**What is asked:**
Set all the material down again unchanged, without the pictures.

** Start Recorded data **

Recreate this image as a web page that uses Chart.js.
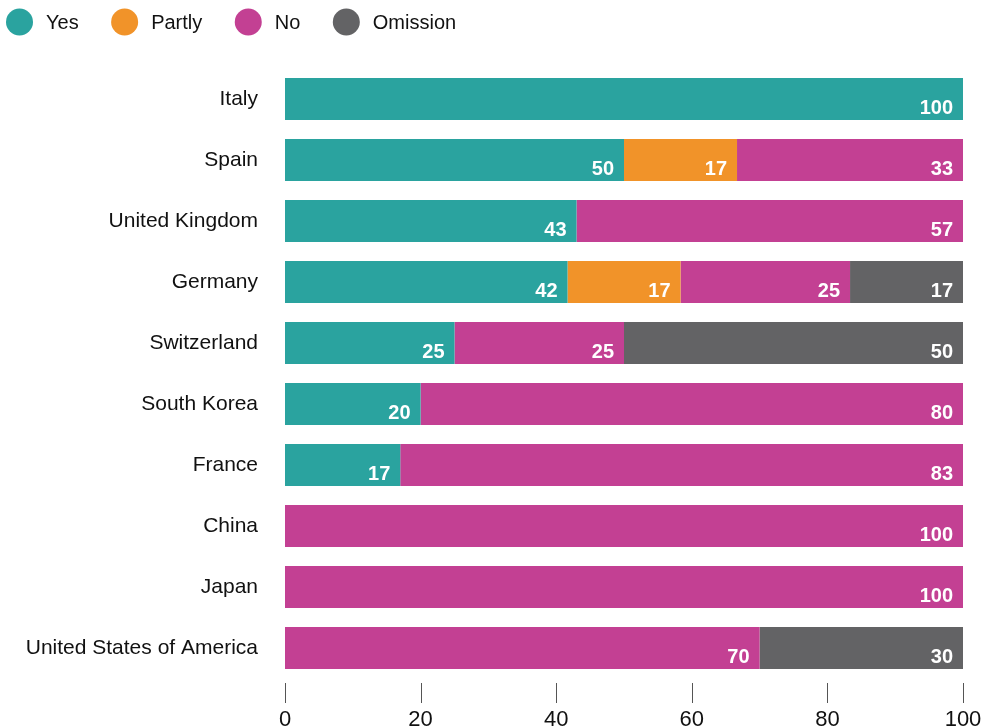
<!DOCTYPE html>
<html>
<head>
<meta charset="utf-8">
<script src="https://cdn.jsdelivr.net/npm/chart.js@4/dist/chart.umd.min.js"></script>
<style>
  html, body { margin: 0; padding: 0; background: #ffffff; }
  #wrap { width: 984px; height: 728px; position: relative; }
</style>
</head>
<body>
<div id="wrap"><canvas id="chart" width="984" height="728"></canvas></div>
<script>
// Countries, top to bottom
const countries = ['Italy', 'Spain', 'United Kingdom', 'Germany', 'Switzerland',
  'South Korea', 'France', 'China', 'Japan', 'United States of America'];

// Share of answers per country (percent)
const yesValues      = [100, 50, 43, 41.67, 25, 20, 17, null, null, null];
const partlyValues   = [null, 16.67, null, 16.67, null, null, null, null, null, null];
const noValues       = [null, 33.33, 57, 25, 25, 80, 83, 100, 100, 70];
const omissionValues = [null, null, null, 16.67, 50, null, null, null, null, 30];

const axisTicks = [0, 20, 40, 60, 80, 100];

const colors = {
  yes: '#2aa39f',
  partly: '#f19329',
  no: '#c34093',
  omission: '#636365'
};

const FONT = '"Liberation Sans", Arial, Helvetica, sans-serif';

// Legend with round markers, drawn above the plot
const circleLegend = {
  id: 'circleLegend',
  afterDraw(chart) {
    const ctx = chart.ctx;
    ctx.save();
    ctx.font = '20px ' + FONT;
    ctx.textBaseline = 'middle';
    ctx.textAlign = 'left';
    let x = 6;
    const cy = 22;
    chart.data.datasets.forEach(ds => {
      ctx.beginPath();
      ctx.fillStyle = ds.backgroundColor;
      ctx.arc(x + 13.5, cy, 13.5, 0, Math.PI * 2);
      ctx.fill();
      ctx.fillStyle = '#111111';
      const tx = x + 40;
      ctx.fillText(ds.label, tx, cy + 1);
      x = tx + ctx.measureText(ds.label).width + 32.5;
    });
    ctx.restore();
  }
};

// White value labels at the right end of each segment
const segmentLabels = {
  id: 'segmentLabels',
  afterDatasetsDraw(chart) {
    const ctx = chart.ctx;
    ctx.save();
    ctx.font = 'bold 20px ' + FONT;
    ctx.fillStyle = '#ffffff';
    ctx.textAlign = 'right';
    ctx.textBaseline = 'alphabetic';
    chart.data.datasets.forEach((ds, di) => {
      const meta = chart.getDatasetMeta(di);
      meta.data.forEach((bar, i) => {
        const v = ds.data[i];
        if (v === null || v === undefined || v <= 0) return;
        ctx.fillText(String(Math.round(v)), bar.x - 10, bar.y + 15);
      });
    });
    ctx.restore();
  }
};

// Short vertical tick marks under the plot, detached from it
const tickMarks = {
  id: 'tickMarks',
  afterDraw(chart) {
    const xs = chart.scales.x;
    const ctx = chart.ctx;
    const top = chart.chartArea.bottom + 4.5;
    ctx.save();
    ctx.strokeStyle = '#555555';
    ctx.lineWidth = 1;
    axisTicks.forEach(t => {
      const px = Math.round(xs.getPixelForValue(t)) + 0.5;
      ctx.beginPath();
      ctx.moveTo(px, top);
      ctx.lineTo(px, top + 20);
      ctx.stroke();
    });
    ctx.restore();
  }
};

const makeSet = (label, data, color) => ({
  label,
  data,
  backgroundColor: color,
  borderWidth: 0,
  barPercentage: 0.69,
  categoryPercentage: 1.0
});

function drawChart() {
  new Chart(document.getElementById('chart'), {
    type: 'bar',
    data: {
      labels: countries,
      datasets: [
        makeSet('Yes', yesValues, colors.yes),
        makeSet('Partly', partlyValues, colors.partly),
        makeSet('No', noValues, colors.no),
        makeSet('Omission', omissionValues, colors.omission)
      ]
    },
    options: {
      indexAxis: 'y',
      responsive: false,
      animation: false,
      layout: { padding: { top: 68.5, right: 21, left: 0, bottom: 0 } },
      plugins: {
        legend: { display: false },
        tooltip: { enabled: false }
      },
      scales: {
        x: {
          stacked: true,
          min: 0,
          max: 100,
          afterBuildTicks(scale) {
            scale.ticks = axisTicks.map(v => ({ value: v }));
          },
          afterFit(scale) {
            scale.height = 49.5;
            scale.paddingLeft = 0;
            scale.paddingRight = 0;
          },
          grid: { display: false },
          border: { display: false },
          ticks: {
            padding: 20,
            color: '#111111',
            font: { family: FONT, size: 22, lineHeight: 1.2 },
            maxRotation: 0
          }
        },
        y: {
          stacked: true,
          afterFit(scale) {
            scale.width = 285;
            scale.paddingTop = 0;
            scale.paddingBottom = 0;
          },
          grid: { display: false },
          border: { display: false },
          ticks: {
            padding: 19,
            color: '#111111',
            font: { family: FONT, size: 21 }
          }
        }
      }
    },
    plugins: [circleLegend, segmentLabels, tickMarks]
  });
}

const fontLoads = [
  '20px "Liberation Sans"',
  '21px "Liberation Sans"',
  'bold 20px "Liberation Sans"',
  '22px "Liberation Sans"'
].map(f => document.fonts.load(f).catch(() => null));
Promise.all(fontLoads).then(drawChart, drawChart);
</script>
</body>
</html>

** End Recorded data **

**Final result:**
Recreate this image as a web page that uses Chart.js.
<!DOCTYPE html>
<html>
<head>
<meta charset="utf-8">
<script src="https://cdn.jsdelivr.net/npm/chart.js@4/dist/chart.umd.min.js"></script>
<style>
  html, body { margin: 0; padding: 0; background: #ffffff; }
  #wrap { width: 984px; height: 728px; position: relative; }
</style>
</head>
<body>
<div id="wrap"><canvas id="chart" width="984" height="728"></canvas></div>
<script>
// Countries, top to bottom
const countries = ['Italy', 'Spain', 'United Kingdom', 'Germany', 'Switzerland',
  'South Korea', 'France', 'China', 'Japan', 'United States of America'];

// Share of answers per country (percent)
const yesValues      = [100, 50, 43, 41.67, 25, 20, 17, null, null, null];
const partlyValues   = [null, 16.67, null, 16.67, null, null, null, null, null, null];
const noValues       = [null, 33.33, 57, 25, 25, 80, 83, 100, 100, 70];
const omissionValues = [null, null, null, 16.67, 50, null, null, null, null, 30];

const axisTicks = [0, 20, 40, 60, 80, 100];

const colors = {
  yes: '#2aa39f',
  partly: '#f19329',
  no: '#c34093',
  omission: '#636365'
};

const FONT = '"Liberation Sans", Arial, Helvetica, sans-serif';

// Legend with round markers, drawn above the plot
const circleLegend = {
  id: 'circleLegend',
  afterDraw(chart) {
    const ctx = chart.ctx;
    ctx.save();
    ctx.font = '20px ' + FONT;
    ctx.textBaseline = 'middle';
    ctx.textAlign = 'left';
    let x = 6;
    const cy = 22;
    chart.data.datasets.forEach(ds => {
      ctx.beginPath();
      ctx.fillStyle = ds.backgroundColor;
      ctx.arc(x + 13.5, cy, 13.5, 0, Math.PI * 2);
      ctx.fill();
      ctx.fillStyle = '#111111';
      const tx = x + 40;
      ctx.fillText(ds.label, tx, cy + 1);
      x = tx + ctx.measureText(ds.label).width + 32.5;
    });
    ctx.restore();
  }
};

// White value labels at the right end of each segment
const segmentLabels = {
  id: 'segmentLabels',
  afterDatasetsDraw(chart) {
    const ctx = chart.ctx;
    ctx.save();
    ctx.font = 'bold 20px ' + FONT;
    ctx.fillStyle = '#ffffff';
    ctx.textAlign = 'right';
    ctx.textBaseline = 'alphabetic';
    chart.data.datasets.forEach((ds, di) => {
      const meta = chart.getDatasetMeta(di);
      meta.data.forEach((bar, i) => {
        const v = ds.data[i];
        if (v === null || v === undefined || v <= 0) return;
        ctx.fillText(String(Math.round(v)), bar.x - 10, bar.y + 15);
      });
    });
    ctx.restore();
  }
};

// Short vertical tick marks under the plot, detached from it
const tickMarks = {
  id: 'tickMarks',
  afterDraw(chart) {
    const xs = chart.scales.x;
    const ctx = chart.ctx;
    const top = chart.chartArea.bottom + 4.5;
    ctx.save();
    ctx.strokeStyle = '#555555';
    ctx.lineWidth = 1;
    axisTicks.forEach(t => {
      const px = Math.round(xs.getPixelForValue(t)) + 0.5;
      ctx.beginPath();
      ctx.moveTo(px, top);
      ctx.lineTo(px, top + 20);
      ctx.stroke();
    });
    ctx.restore();
  }
};

const makeSet = (label, data, color) => ({
  label,
  data,
  backgroundColor: color,
  borderWidth: 0,
  barPercentage: 0.69,
  categoryPercentage: 1.0
});

function drawChart() {
  new Chart(document.getElementById('chart'), {
    type: 'bar',
    data: {
      labels: countries,
      datasets: [
        makeSet('Yes', yesValues, colors.yes),
        makeSet('Partly', partlyValues, colors.partly),
        makeSet('No', noValues, colors.no),
        makeSet('Omission', omissionValues, colors.omission)
      ]
    },
    options: {
      indexAxis: 'y',
      responsive: false,
      animation: false,
      layout: { padding: { top: 68.5, right: 21, left: 0, bottom: 0 } },
      plugins: {
        legend: { display: false },
        tooltip: { enabled: false }
      },
      scales: {
        x: {
          stacked: true,
          min: 0,
          max: 100,
          afterBuildTicks(scale) {
            scale.ticks = axisTicks.map(v => ({ value: v }));
          },
          afterFit(scale) {
            scale.height = 49.5;
            scale.paddingLeft = 0;
            scale.paddingRight = 0;
          },
          grid: { display: false },
          border: { display: false },
          ticks: {
            padding: 20,
            color: '#111111',
            font: { family: FONT, size: 22, lineHeight: 1.2 },
            maxRotation: 0
          }
        },
        y: {
          stacked: true,
          afterFit(scale) {
            scale.width = 285;
            scale.paddingTop = 0;
            scale.paddingBottom = 0;
          },
          grid: { display: false },
          border: { display: false },
          ticks: {
            padding: 19,
            color: '#111111',
            font: { family: FONT, size: 21 }
          }
        }
      }
    },
    plugins: [circleLegend, segmentLabels, tickMarks]
  });
}

const fontLoads = [
  '20px "Liberation Sans"',
  '21px "Liberation Sans"',
  'bold 20px "Liberation Sans"',
  '22px "Liberation Sans"'
].map(f => document.fonts.load(f).catch(() => null));
Promise.all(fontLoads).then(drawChart, drawChart);
</script>
</body>
</html>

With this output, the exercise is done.